1. There is a general tightness in the drilling companies, that is not a new happening. Rig utilization is high, and will stay high for some time, until more rigs are built.
2. Big companies selling (smaller) local California properties. This has been happening as the bigco's seek larger pools of energy, which unfortunately are now located elsewhere, likely in deeper off-shore waters in the Gulf of Mexico and internationally. This does leave an opportunity for smaller, quick moving local firms like Royale Energy to go in and pick out properties that will make a nice fit with their plans. These recent sales enabled Royale to pick up properties that are located where they are currently active and focused on. Over the longer term, this will create synergies and economies of scale for them.

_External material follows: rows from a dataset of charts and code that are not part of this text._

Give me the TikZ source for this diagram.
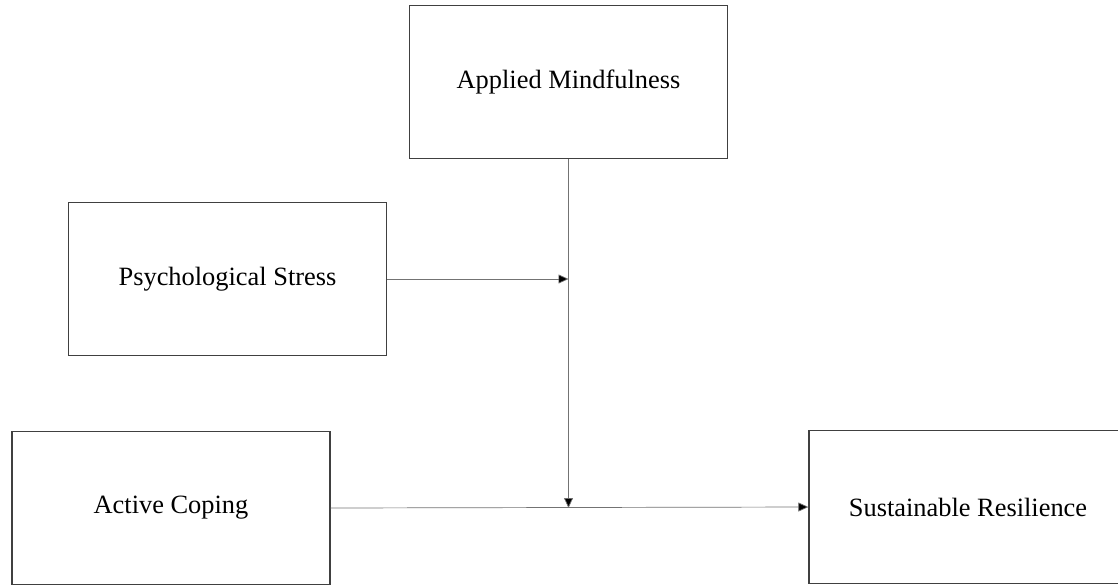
\documentclass[tikz,border=0pt]{standalone}
\usepackage{fontspec}
\setmainfont{Liberation Serif}
\usetikzlibrary{arrows.meta}

\begin{document}
\begin{tikzpicture}[x=0.5pt,y=-0.5pt]

  % One unit = one pixel of the page, y running downwards.
  \useasboundingbox (0,0) rectangle (1118,584);

  \tikzset{varbox/.style={draw=black!75, line width=0.65pt, fill=white,
      minimum width=159pt, minimum height=76.5pt, inner sep=0pt,
      font=\fontsize{13.2pt}{15pt}\selectfont},
    link/.style={draw=black!55, line width=0.35pt,
      -{Triangle[length=5pt,width=4.5pt,fill=black]}}}

  % The four variables, placed at their centres
  \node[varbox] (mind)   at (568.5,82) {Applied Mindfulness};
  \node[varbox] (stress) at (227.5,279) {Psychological Stress};
  \node[varbox] (coping) at (171,508)  {Active Coping};
  \node[varbox] (resil)  at (968,507)  {Sustainable Resilience};

  % Meeting points on the moderator's line
  \coordinate (meetstress) at (mind.south |- stress.east);
  \coordinate (meetcoping) at (mind.south |- coping.east);

  % Connectors
  \draw[link] (stress.east) -- (meetstress);
  \draw[link] (mind.south) -- (meetcoping);
  \draw[link] (coping.east) -- (resil.west);

\end{tikzpicture}
\end{document}
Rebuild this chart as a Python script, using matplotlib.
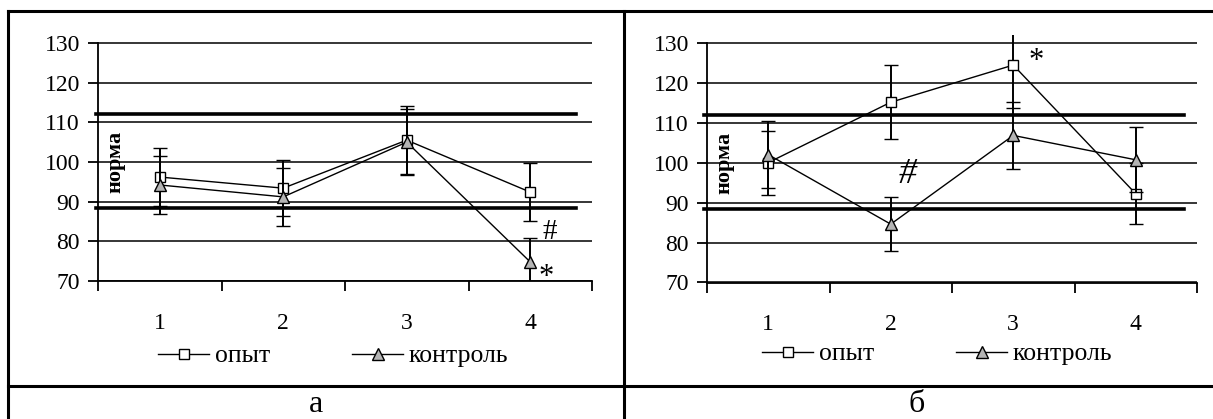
import matplotlib
matplotlib.use("Agg")
import matplotlib.pyplot as plt
from matplotlib.lines import Line2D

plt.rcParams['font.family'] = ['Liberation Serif', 'DejaVu Serif']

# data
categories = [1, 2, 3, 4]
series_names = ["опыт", "контроль"]

a_opyt = [96.2, 93.4, 105.5, 92.4]
a_opyt_err = [7.4, 7.1, 8.5, 7.4]
a_kontrol = [94.2, 91.2, 105.0, 74.8]
a_kontrol_err = [7.3, 7.3, 8.3, 6.0]

b_opyt = [100.0, 115.1, 124.4, 92.2]
b_opyt_err = [8.0, 9.3, 10.8, 7.6]
b_kontrol = [102.0, 84.6, 106.8, 100.7]
b_kontrol_err = [8.3, 6.7, 8.4, 8.1]

norm_low, norm_high = 88.5, 112.0
y_ticks = [70, 80, 90, 100, 110, 120, 130]

a_marks = [(4.16, 82.3, "#"), (4.13, 70.8, "*")]
b_marks = [(2.14, 97.0, "#"), (3.19, 125.3, "*")]
panel_labels = ["а", "б"]

W, H = 1213, 419
fig = plt.figure(figsize=(W / 100, H / 100), dpi=100)


def px_axes(x0, x1, y_top, y_bot):
    return fig.add_axes([x0 / W, 1 - y_bot / H, (x1 - x0) / W, (y_bot - y_top) / H])


def draw_panel(ax, opyt, opyt_err, kontrol, kontrol_err, marks, norm_span, leg_center, italic_hash):
    ax.set_xlim(0.5, 4.5)
    ax.set_ylim(70, 132)
    for v in (norm_low, norm_high):
        ax.axhline(v, xmin=norm_span[0], xmax=norm_span[1], color='black', lw=2.6,
                   clip_on=False, zorder=2)
    ax.yaxis.grid(True, color='black', lw=1.1)
    ax.set_axisbelow(True)

    c1 = ax.errorbar(categories, opyt, yerr=opyt_err, color='black', lw=1.0, elinewidth=1.4,
                     capsize=4.7, capthick=1.4, marker='s', markersize=7.5, mfc='white',
                     mec='black', mew=1.0, zorder=3)
    c2 = ax.errorbar(categories, kontrol, yerr=kontrol_err, color='black', lw=1.0, elinewidth=1.4,
                     capsize=4.7, capthick=1.4, marker='^', markersize=9, mfc='#b4b4b4',
                     mec='black', mew=1.0, zorder=4)

    for x, y, t in marks:
        style = 'italic' if (t == "#" and italic_hash) else 'normal'
        if t == "#":
            size = 26 if italic_hash else 21
        else:
            size = 22
        ax.text(x, y, t, fontsize=size, style=style, ha='center', va='center')

    ax.text(0.64, 100, "норма", rotation=90, fontsize=16, fontweight='bold',
            ha='center', va='center')

    for s in ('top', 'right'):
        ax.spines[s].set_visible(False)
    ax.spines['left'].set_bounds(70, 130)
    ax.spines['left'].set_linewidth(1.3)
    ax.spines['bottom'].set_linewidth(1.3)

    ax.set_yticks(y_ticks)
    ax.tick_params(axis='y', length=7, width=1.3, pad=6, labelsize=17)
    ax.set_xticks([0.5, 1.5, 2.5, 3.5, 4.5])
    ax.set_xticklabels([])
    ax.tick_params(axis='x', which='major', length=7, width=1.3, direction='out')
    ax.set_xticks(categories, minor=True)
    ax.set_xticklabels([str(c) for c in categories], minor=True)
    ax.tick_params(axis='x', which='minor', length=0, pad=23, labelsize=17)

    ax.legend([c1[0], c2[0]], series_names, loc='center',
              bbox_to_anchor=(leg_center[0] / W, 1 - leg_center[1] / H),
              bbox_transform=fig.transFigure, ncol=2, frameon=False, fontsize=18.5,
              handlelength=2.0, handletextpad=0.2, columnspacing=3.2)


ax_a = px_axes(98, 592, 35.0, 281)
draw_panel(ax_a, a_opyt, a_opyt_err, a_kontrol, a_kontrol_err, a_marks,
           (-0.004, 0.968), (333, 356), False)

ax_b = px_axes(707, 1197, 34.7, 282.5)
draw_panel(ax_b, b_opyt, b_opyt_err, b_kontrol, b_kontrol_err, b_marks,
           (-0.006, 0.973), (937, 354), True)

# table frame around the two panels
lw_frame = 2.2
fig.add_artist(Line2D([8 / W, 1], [1 - 11 / H] * 2, color='black', lw=lw_frame))
fig.add_artist(Line2D([8 / W, 1], [1 - 386 / H] * 2, color='black', lw=lw_frame))
fig.add_artist(Line2D([8 / W] * 2, [0, 1 - 11 / H], color='black', lw=lw_frame))
fig.add_artist(Line2D([624 / W] * 2, [0, 1 - 11 / H], color='black', lw=lw_frame))

fig.text(316 / W, 1 - 404 / H, panel_labels[0], fontsize=23, ha='center', va='center')
fig.text(917 / W, 1 - 404 / H, panel_labels[1], fontsize=23, ha='center', va='center')

fig.savefig("out.png", dpi=100)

Royale has geologists and engineers on-staff, and contracts with local geologists who know the fields and areas they are active in. The local drilling companies are busy, as when I inquire about Royale's plans to drill a specific well and begin a new program, they mention frequently about the tightness of the market, which gives some delay to starting drilling of their wells. I think that is the most important factor to watch..
Royale Energy does not need big field of targets to accomplish their objectives, and I'm encouraged by this transition from big companies to those with more motivation to squeeze out gas out of marginal areas using the newer technologies, and at a very good success rate.
Roy, thanks for posting about an interesting article.